TR: How do you see the future of personalized medicine?

LH: I think personalized medicine is too narrow a view of what's coming. I think we'll see a shift from reactive medicine to proactive medicine. I define it as "P4" medicine--powerfully predictive, personalized, preventative.

TR: What new technologies will drive the revolution in medicine?

LH: Individual genomes will become a standard of medical records in 10 years or so, and we will have the power to make inferences [about an individual's health] when combined with phenotypic information. Then we can begin to plan strategies for individual health care in ways we have never done before.

The final driver is going to be what I generally call computational and mathematical tools, the ability to deal with data dimensionality that is utterly staggering. If we have patients in 10 years with billions of data points, being able to compare that with individual genotype-phenotype correlations will give us deep and fundamental new insights into predictive medicine. But the challenge is, where will we get the cycles to make those computations and where will we get storage for all this data?

TR: So IT has a major role to play in personalized medicine?

LH: Medicine is going to become an information science. The whole health-care system requires a level of IT that goes beyond mere digitization of medical records, which is what most people are talking about now. In 10 years or so, we may have billions of data points on each individual, and the real challenge will be to develop information technology that can reduce that to real hypotheses about that individual.

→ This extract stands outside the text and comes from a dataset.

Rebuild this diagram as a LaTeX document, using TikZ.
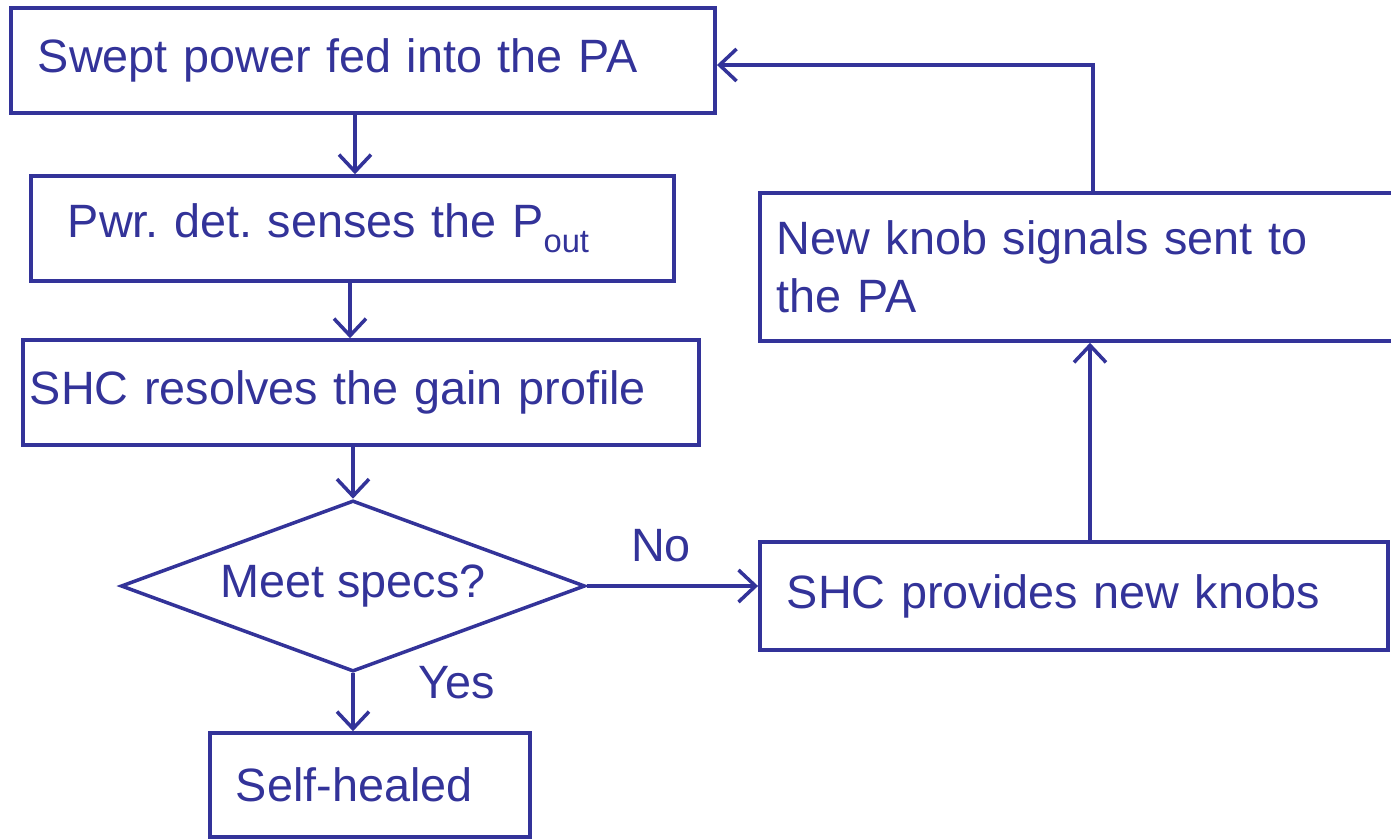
\documentclass[tikz,border=0pt]{standalone}
\usepackage{fontspec}
\setmainfont{Liberation Sans}
\usetikzlibrary{shapes.geometric,arrows.meta}
\definecolor{flowblue}{RGB}{51,51,153}
\frenchspacing
\tikzset{
  stepbox/.style={draw=flowblue, line width=1pt, rectangle, align=left,
    text=flowblue, inner ysep=0pt, minimum height=1.05cm},
  decide/.style={draw=flowblue, line width=1pt, diamond, aspect=2.71, inner sep=0pt,
    text=flowblue, minimum width=4.64cm, minimum height=1.71cm},
  flowarrow/.style={draw=flowblue, line width=1pt,
    -{Straight Barb[length=0.17cm,width=0.32cm,line width=1pt]}},
  tag/.style={text=flowblue, inner sep=0pt}
}
\begin{document}
\begin{tikzpicture}[x=0.01cm, y=-0.01cm, font=\fontsize{13.3}{16.5}\selectfont]
                \useasboundingbox (0,0) rectangle (1391,839);
                \clip (0,0) rectangle (1391,839);
                % left column
                \node[stepbox, text width=6.5cm, inner xsep=0.27cm] (sweep) at (363,60.5)
                  {Swept power fed into the PA};
                \node[stepbox, text width=5.69cm, inner xsep=0.37cm] (detect) at (352.5,228.5)
                  {Pwr. det. senses the P\raisebox{-0.3ex}{\textsubscript{out}}};
                \node[stepbox, text width=6.62cm, inner xsep=0.07cm] (resolve) at (361,392.5)
                  {SHC resolves the gain profile};
                \node[decide] (spec) at (353,586) {Meet specs?};
                \node[stepbox, text width=2.68cm, inner xsep=0.26cm, minimum height=1.04cm] (healed) at (370,785)
                  {Self-healed};
                % right column
                \node[stepbox, text width=5.74cm, inner xsep=0.27cm, minimum height=1.08cm] (provide) at (1074,596)
                  {SHC provides new knobs};
                \node[stepbox, text width=6.06cm, inner xsep=0.17cm, minimum height=1.48cm] (knob) at (1080,267)
                  {New knob signals sent to\\the PA};
                % labels
                \node[tag] (no) at (661,546) {No};
                \node[tag] (yes) at (457,683) {Yes};
                % connectors
                \draw[flowarrow] (sweep.south -| 355,0) -- (detect.north -| 355,0);
                \draw[flowarrow] (detect.south -| 350,0) -- (resolve.north -| 350,0);
                \draw[flowarrow] (resolve.south -| spec.north) -- (spec.north);
                \draw[flowarrow] (spec.south) -- (healed.north -| spec.south);
                \draw[flowarrow] (spec.east) -- (provide.west |- spec.east);
                \draw[flowarrow] (provide.north -| 1090,0) -- (knob.south -| 1090,0);
                \draw[flowarrow] (knob.north -| 1093,0) |- (sweep.east |- 0,65);
\end{tikzpicture}
\end{document}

TR: Will there be consequences beyond medicine?

LH: I think the P4 medicine revolution has two enormous societal consequences. It will absolutely transform the business plans of every sector of health care. Which will adapt and which will become dinosaurs? That's an interesting question, but it will mean enormous opportunities for companies.

I also think it will lead to digitization of medicine, the ability to get relevant data on a patient from a single molecule, a single cell. I think this digitization in the long run will have exactly the same consequences it has had for the digitization of information technology. In time, the costs of health care will drop to the point where we can export it to the developing world. That concept, which was utterly inconceivable a few years ago, is an exciting one.

TR: What will be the challenges in implementing this vision of medicine?

LH: I think the biggest challenges will be societal acceptance of the revolution. We are putting together something we call the P4 Medical Institute. The idea is to bring in industrial partners as part of this consortium to help us transfer P4 medicine to the patient population at Ohio State University, which is both the payer and provider for its employees. We plan to announce further details of this project in two or three months.